Any reservations were quickly dispelled.
"He was full of information," Rudin said. "He could educate you on any issue regarding the city treasury and finance."
Friery was born and raised in Cleveland, Ohio, where he and his wife met and married. They would have celebrated their 48th anniversary this week, said Linda Friery.
They moved to California when he was offered a temporary position working for then-state Treasurer Ivy Baker Priest. He subsequently landed a permanent post.
In the 1970s, Friery worked for the Regents of the University of California and later for the state auditor general's office. He left California for a few years to work for the Washington Public Power Supply System, but the family missed Sacramento, said Linda Friery.
When Friery saw the Sacramento treasurer's position advertised in the Wall Street Journal, he submitted his application.
By the time he retired, Friery had worked under 10 different mayors and 72 council members.
Although Friery served in a council-appointed office, he always spoke his mind and was forthright with the council in his analyses and recommendations, said Slipe, the former city manager.
"He was always above the politics of City Hall," Slipe said.

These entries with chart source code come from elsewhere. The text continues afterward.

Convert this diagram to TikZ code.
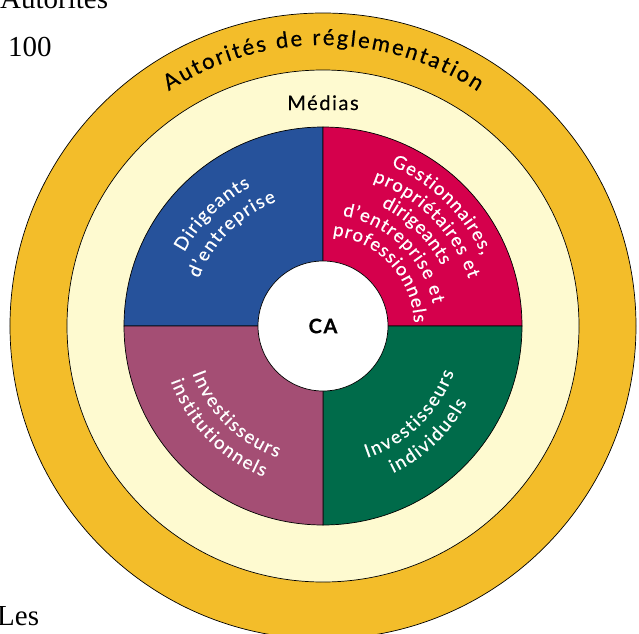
\documentclass[tikz,border=0pt]{standalone}
\usepackage{fontspec}
\setmainfont{Liberation Serif}
\newfontfamily\labelfont[FakeBold=0.5]{Lato}
\newfontfamily\spacedfont[LetterSpace=8,FakeBold=0.5]{Lato}
\usepackage{tikz}
\usetikzlibrary{decorations.text}

\definecolor{ringgold}{RGB}{243,189,42}
\definecolor{ringcream}{RGB}{254,250,208}
\definecolor{qblue}{RGB}{38,82,155}
\definecolor{qred}{RGB}{213,0,76}
\definecolor{qgreen}{RGB}{0,107,74}
\definecolor{qmauve}{RGB}{164,78,116}

\tikzset{ring/.style={draw=black,line width=0.7pt},
  hub/.style={circle,fill=white,draw=black,line width=0.7pt,minimum size=130pt,inner sep=0pt},
  arc label/.style={decorate,decoration={text along path,text align=fit to path}},
  page text/.style={anchor=base west,inner sep=0pt,font=\fontsize{29}{32}\selectfont},
}

\begin{document}
\begin{tikzpicture}[x=1pt,y=1pt]
\useasboundingbox (-323,-307) rectangle (316,326);

% rings
\fill[ringgold,ring] (0,0) circle (313);
\fill[ringcream,ring] (0,0) circle (256);

% the four quarters
\fill[qblue,ring] (0,0) -- (180:199) arc[start angle=180,end angle=90,radius=199] -- cycle;
\fill[qred,ring] (0,0) -- (90:199) arc[start angle=90,end angle=0,radius=199] -- cycle;
\fill[qgreen,ring] (0,0) -- (0:199) arc[start angle=0,end angle=-90,radius=199] -- cycle;
\fill[qmauve,ring] (0,0) -- (270:199) arc[start angle=270,end angle=180,radius=199] -- cycle;

\node[hub] (ca) at (0,0) {\spacedfont\bfseries\fontsize{20}{22}\selectfont CA};

% ring labels
\path[arc label,decoration={text={|\labelfont\fontsize{22}{24}\selectfont|Autorités de réglementation}}]
  (123.3:281) arc[start angle=123.3,end angle=56.6,radius=281];
\node[anchor=base,inner sep=0pt] (medias) at (0,216) {\spacedfont\fontsize{20}{22}\selectfont Médias};

% top left
\path[arc label,decoration={text={|\labelfont\fontsize{18.5}{20}\selectfont\color{white}|Dirigeants}}]
  (152:157) arc[start angle=152,end angle=117.5,radius=157];
\path[arc label,decoration={text={|\labelfont\fontsize{18.5}{20}\selectfont\color{white}|d’entreprise}}]
  (159:133) arc[start angle=159,end angle=110.5,radius=133];

% top right
\path[arc label,decoration={text={|\labelfont\fontsize{18.5}{20}\selectfont\color{white}|Gestionnaires,}}]
  (67:174) arc[start angle=67,end angle=24,radius=174];
\path[arc label,decoration={text={|\labelfont\fontsize{18.5}{20}\selectfont\color{white}|propriétaires et}}]
  (71:153) arc[start angle=71,end angle=18,radius=153];
\path[arc label,decoration={text={|\labelfont\fontsize{18.5}{20}\selectfont\color{white}|dirigeants}}]
  (64:133) arc[start angle=64,end angle=27,radius=133];
\path[arc label,decoration={text={|\labelfont\fontsize{18.5}{20}\selectfont\color{white}|d’entreprise et}}]
  (80:112) arc[start angle=80,end angle=11.5,radius=112];
\path[arc label,decoration={text={|\labelfont\fontsize{18.5}{20}\selectfont\color{white}|professionnels}}]
  (84:91) arc[start angle=84,end angle=2,radius=91];

% bottom left
\path[arc label,decoration={text={|\labelfont\fontsize{18.5}{20}\selectfont\color{white}|Investisseurs}}]
  (200:139) arc[start angle=200,end angle=251,radius=139];
\path[arc label,decoration={text={|\labelfont\fontsize{18.5}{20}\selectfont\color{white}|institutionnels}}]
  (200:162) arc[start angle=200,end angle=248.5,radius=162];

% bottom right
\path[arc label,decoration={text={|\labelfont\fontsize{18.5}{20}\selectfont\color{white}|Investisseurs}}]
  (-71.5:139) arc[start angle=-71.5,end angle=-19.5,radius=139];
\path[arc label,decoration={text={|\labelfont\fontsize{18.5}{20}\selectfont\color{white}|individuels}}]
  (-64.5:163) arc[start angle=-64.5,end angle=-28,radius=163];

% text of the page around it
\node[page text] (head) at (-323,318) {Autorités};
\node[page text] (num) at (-315,270) {100};
\node[page text] (les) at (-326,-299) {Les};
\end{tikzpicture}
\end{document}
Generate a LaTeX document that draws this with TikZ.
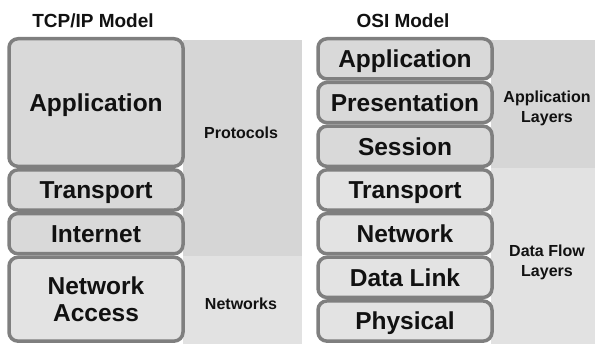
\documentclass[tikz,border=0pt]{standalone}
\usepackage{fontspec}
\setmainfont{Liberation Sans}
\definecolor{bandD}{HTML}{D6D6D6}
\definecolor{bandL}{HTML}{E2E2E2}
\definecolor{boxD}{HTML}{D9D9D9}
\definecolor{boxL}{HTML}{E3E3E3}
\definecolor{rim}{HTML}{7F7F7F}
\definecolor{ink}{HTML}{111111}
\begin{document}
\begin{tikzpicture}[x=1pt,y=-1pt,
  layer/.style={draw=rim,line width=3.5pt,rounded corners=9pt,minimum width=174pt,
    inner sep=0pt,text depth=0pt,text=ink,font=\fontsize{24.5}{27}\selectfont\bfseries,align=center},
  upper/.style={layer,fill=boxD},
  lower/.style={layer,fill=boxL},
  title/.style={text=ink,font=\fontsize{19}{22}\selectfont\bfseries,anchor=base},
  side/.style={text=ink,font=\fontsize{16}{20}\selectfont\bfseries,align=center}]
\useasboundingbox (0,0) rectangle (595,344);
% bands
\fill[bandD] (183,40) rectangle (302,256.5);
\fill[bandL] (183,256.5) rectangle (302,344);
\fill[bandD] (491,40) rectangle (595,168);
\fill[bandL] (491,168) rectangle (595,344);
% titles
\node[title] (t1) at (93,28) {TCP/IP Model};
\node[title] (t2) at (403,28) {OSI Model};
% TCP/IP
\node[upper,minimum height=127.6pt] (tapp) at (96,102.55) {Application};
\node[upper,minimum height=40.2pt] (ttra) at (96,189.95) {Transport};
\node[upper,minimum height=40.2pt] (tint) at (96,233.65) {Internet};
\node[lower,minimum height=83.9pt] (tnet) at (96,299.2) {Network\\Access};
% OSI
\node[upper,minimum height=40.2pt] (oapp) at (405,58.85) {Application};
\node[upper,minimum height=40.2pt] (opre) at (405,102.55) {Presentation};
\node[upper,minimum height=40.2pt] (oses) at (405,146.25) {Session};
\node[lower,minimum height=40.2pt] (otra) at (405,189.95) {Transport};
\node[lower,minimum height=40.2pt] (onet) at (405,233.65) {Network};
\node[lower,minimum height=40.2pt] (odl) at (405,277.35) {Data Link};
\node[lower,minimum height=40.2pt] (ophy) at (405,321.05) {Physical};
% side labels
\node[side] (proto) at (241,133) {Protocols};
\node[side] (nets) at (241,304) {Networks};
\node[side] (al) at (547,108) {Application\\Layers};
\node[side] (dfl) at (547,262) {Data Flow\\Layers};
\end{tikzpicture}
\end{document}
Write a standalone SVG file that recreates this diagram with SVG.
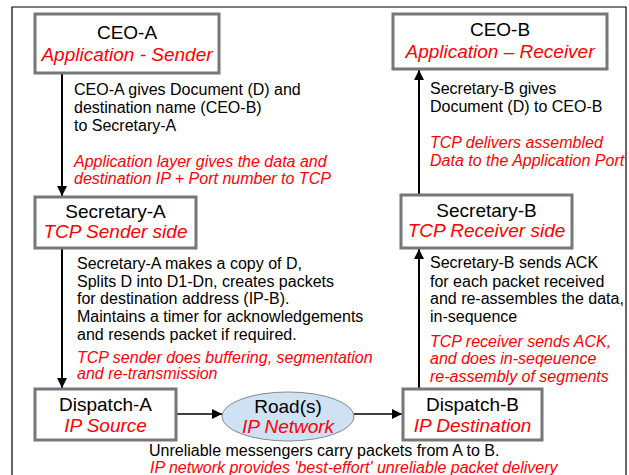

In retirement, Friery pursued his golf game and served as finance director at Sierra View Country Club in Roseville.
But he most enjoyed time with his family. He delighted in his grandchildren, joining enthusiastically with them in activities whether playing checkers or riding bikes.
"He had a childlike demeanor about him when he was playing with children," said Linda Friery. "They all loved him."